Brexit Le Brexit et les élections européennes

ATS

19.3.2019 - 11:36

Les élections européennes, un casse-tête en cas de report du Brexit.
Les élections européennes, un casse-tête en cas de report du Brexit.
Source: KEYSTONE/MARTIN RUETSCHI

Les Européens sont toujours dans le brouillard sur la durée du report du Brexit que pourrait demander Londres. Mais ils se préparent déjà à l'éventuelle participation du Royaume-Uni aux élections européennes, un scénario aux allures de casse-tête.

Car même s'ils gardent le cap d'une sortie de l'UE, les Britanniques pourraient bien être contraints d'organiser ce scrutin, programmé du 23 au 26 mai 2019. Une «ironie de l'histoire», comme l'a récemment souligné le président de la Commission européenne Jean-Claude Juncker.

Un consensus juridique a émergé à Bruxelles: si le Brexit, prévu officiellement le 29 mars, est retardé au-delà du 2 juillet, date de la première réunion des nouveaux eurodéputés, le Royaume-Uni serait obligé d'organiser le scrutin européen.
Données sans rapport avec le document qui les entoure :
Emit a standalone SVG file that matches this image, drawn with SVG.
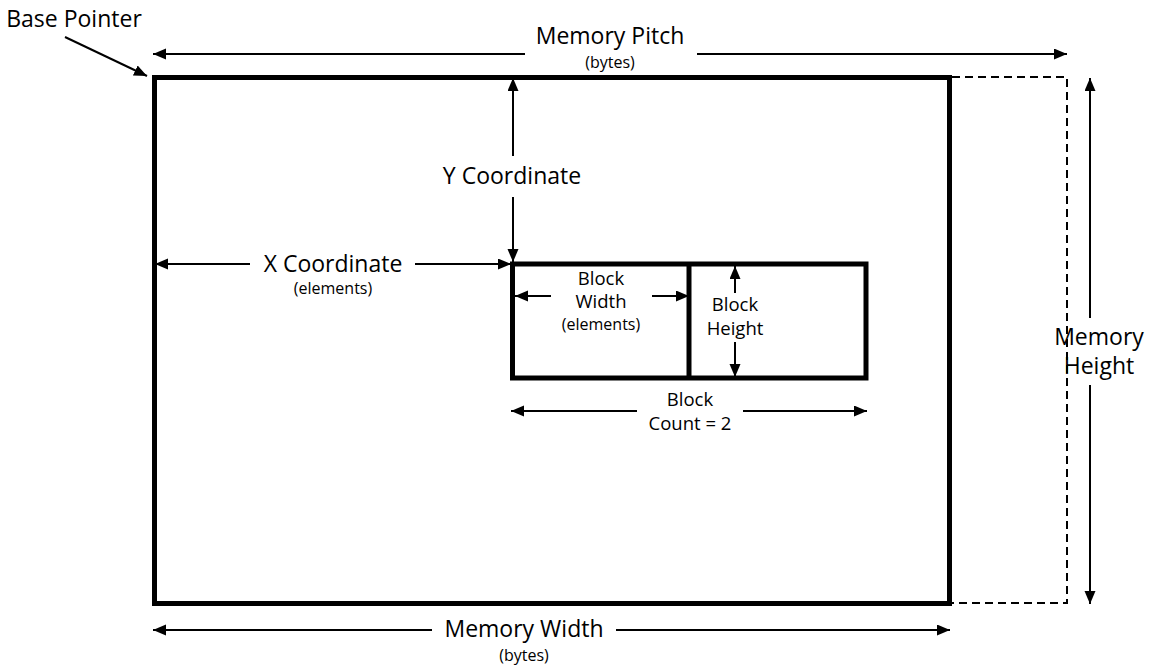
<svg xmlns="http://www.w3.org/2000/svg" width="1152" height="671" viewBox="0 0 1152 671">
<style>
text{font-family:"Open Sans","Liberation Sans",sans-serif;fill:#000;text-anchor:middle}
.lg{font-size:23px}
.md{font-size:18.5px}
.sm{font-size:16px}
.box{fill:none;stroke:#000;stroke-width:5}
.arr{fill:none;stroke:#000;stroke-width:2;marker-end:url(#ah)}
</style>
<defs>
<marker id="ah" markerUnits="userSpaceOnUse" markerWidth="14" markerHeight="12" refX="13" refY="5.5" orient="auto">
<path d="M0,0 L13,5.5 L0,11 z" fill="#000"/>
</marker>
</defs>
<rect width="1152" height="671" fill="#fff"/>
<g id="memory">
<rect class="box" x="154.5" y="77.5" width="795" height="526"/>
</g>
<g id="pitch-extent">
<path d="M952,77 H1067 V603 H952" fill="none" stroke="#000" stroke-width="2" stroke-dasharray="8 5"/>
</g>
<g id="block">
<rect class="box" x="512.5" y="264" width="353.5" height="114"/>
<line x1="689" y1="264" x2="689" y2="378" stroke="#000" stroke-width="5"/>
</g>
<g id="connectors">
<line class="arr" x1="65" y1="37" x2="147" y2="76"/>
<line class="arr" x1="525" y1="54" x2="153" y2="54"/>
<line class="arr" x1="697" y1="54" x2="1067" y2="54"/>
<line class="arr" x1="432" y1="630" x2="153" y2="630"/>
<line class="arr" x1="616" y1="630" x2="950" y2="630"/>
<line class="arr" x1="250" y1="264" x2="155" y2="264"/>
<line class="arr" x1="415" y1="264" x2="511" y2="264"/>
<line class="arr" x1="513" y1="156" x2="513" y2="78"/>
<line class="arr" x1="513" y1="197" x2="513" y2="262"/>
<line class="arr" x1="1090" y1="318" x2="1090" y2="78"/>
<line class="arr" x1="1090" y1="385" x2="1090" y2="604"/>
<line class="arr" x1="551" y1="296" x2="515" y2="296"/>
<line class="arr" x1="652" y1="296" x2="689" y2="296"/>
<line class="arr" x1="735" y1="293" x2="735" y2="266"/>
<line class="arr" x1="735" y1="342" x2="735" y2="377"/>
<line class="arr" x1="637" y1="411" x2="511" y2="411"/>
<line class="arr" x1="743" y1="411" x2="867" y2="411"/>
</g>
<g id="labels">
<text class="lg" x="74" y="27">Base Pointer</text>
<text class="lg" x="610" y="44">Memory Pitch</text>
<text class="sm" x="610" y="68">(bytes)</text>
<text class="lg" x="524" y="637">Memory Width</text>
<text class="sm" x="524" y="661">(bytes)</text>
<text class="lg" x="333" y="272">X Coordinate</text>
<text class="sm" x="333" y="294">(elements)</text>
<text class="lg" x="512" y="184">Y Coordinate</text>
<text class="lg" x="1099" y="345">Memory</text>
<text class="lg" x="1099" y="374">Height</text>
<text class="md" x="601" y="285">Block</text>
<text class="md" x="601" y="308">Width</text>
<text class="sm" x="601" y="330">(elements)</text>
<text class="md" x="735" y="311">Block</text>
<text class="md" x="735" y="335">Height</text>
<text class="md" x="690" y="406">Block</text>
<text class="md" x="690" y="430">Count = 2</text>
</g>
</svg>
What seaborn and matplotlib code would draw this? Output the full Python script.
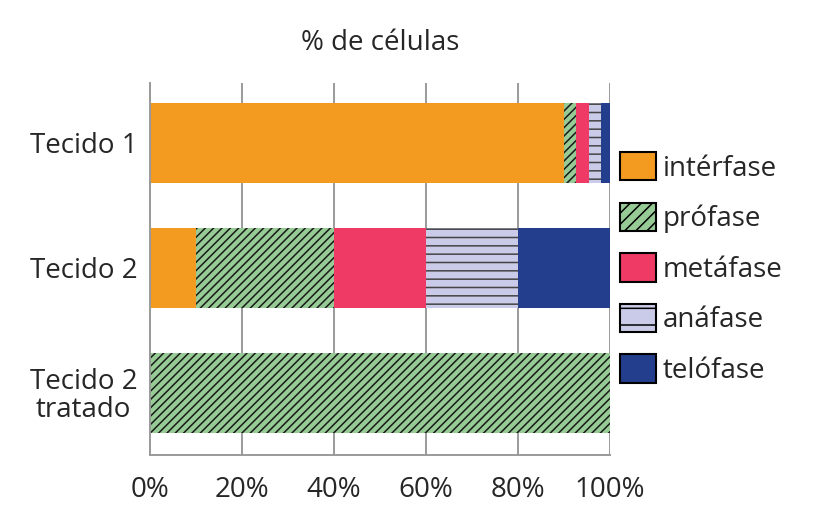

Cette contrainte «correspond au droit fondamental des citoyens de l'Union de voter et de se présenter comme candidats aux élections pour le Parlement européen dans l'Etat membre où ils résident», souligne le service juridique du parlement dans une note confidentielle. Si le gouvernement britannique ne s'y pliait pas, il s'exposerait à des poursuites devant la justice européenne.

Elus en «stand-by»

Pour l'UE, la première conséquence serait de devoir renoncer au moins provisoirement à la nouvelle composition du Parlement qui avait été décidée en vue du Brexit, et qui devait le voir passer de 751 à 705 sièges.

Sur les 73 sièges devant être laissés vacants par le départ britannique, l'UE a en effet prévu d'en redistribuer 27 à certains pays, tandis que les 46 autres seront «gardés en réserve» en prévision de futurs élargissements.

Il y a près d'un an, les chefs d'Etat européens avaient cependant déjà imaginé que le Brexit pourrait ne pas avoir eu lieu au moment des élections de mai 2019: dans ce cas, le parlement garderait sa composition actuelle «jusqu'à ce que le retrait du Royaume-Uni de l'Union produise ses effets juridiques», avaient-il décidé dans les conclusions d'un sommet en juin 2018.

Pour des pays comme la France ou l'Espagne, censés gagner cinq sièges dans le Parlement post-Brexit, «ça pourrait signifier qu'il faudra que certains nouveaux élus restent en 'stand-by' en attendant que les Britanniques veuillent bien partir, c'est assez étrange comme situation», souligne un diplomate.

Le risque des eurosceptiques

Sur un plan plus politique, «laisser le Royaume-Uni participer pourrait conduire à une poussée plus forte des députés eurosceptiques, avec des conséquences négatives pour l'équilibre des forces au sein du parlement européen», relèvent Larissa Brunner et Fabian Zuleeg, analystes à l'European Policy Center (EPC).

Et cela pourrait avoir «des conséquences encore plus négatives au sein du système politique du Royaume-Uni», où ce scrutin pourrait devenir un «quasi-référendum» sur la relation du pays avec l'UE, ajoutent-ils dans une publication récente.

Dans les coulisses de Bruxelles, on s'inquiète déjà de la possibilité que de nouveaux députés britanniques participent, même provisoirement, au processus législatif européen, voire à l'élection du successeur de Juncker à la tête de la Commission.

Insécurité pour l'UE

Avant d'en arriver là, un autre risque préoccupe les Européens: quelles seraient les conséquences pour l'UE si Londres ne se pliait pas à son obligation d'organiser le scrutin européen? «Le nouveau Parlement européen serait tout de même validement constitué», estime le service juridique de l'institution dans sa note confidentielle.

Mais cet avis ne semble pas partagé par les juristes d'une autre instance, le Conseil de l'UE, qui réunit les Etats membres. Les institutions cesseraient d'«opérer dans un contexte juridique sûr» si un Royaume-Uni toujours membre de l'UE au 2 juillet n'avait pas organisé d'élections, mettent-ils en garde dans un document distribué la semaine passée aux ambassadeurs des 27.

Ils redoutent que toutes les décisions du nouveau Parlement puissent être attaquables sur le plan légal, ce qui entraînerait une paralysie de la machine européenne. Pour éviter ce scénario à tout prix, «aucune extension ne doit être accordée au-delà du 1er juillet si des élections européennes ne sont pas organisées» fin mai au Royaume-Uni, insistent-ils.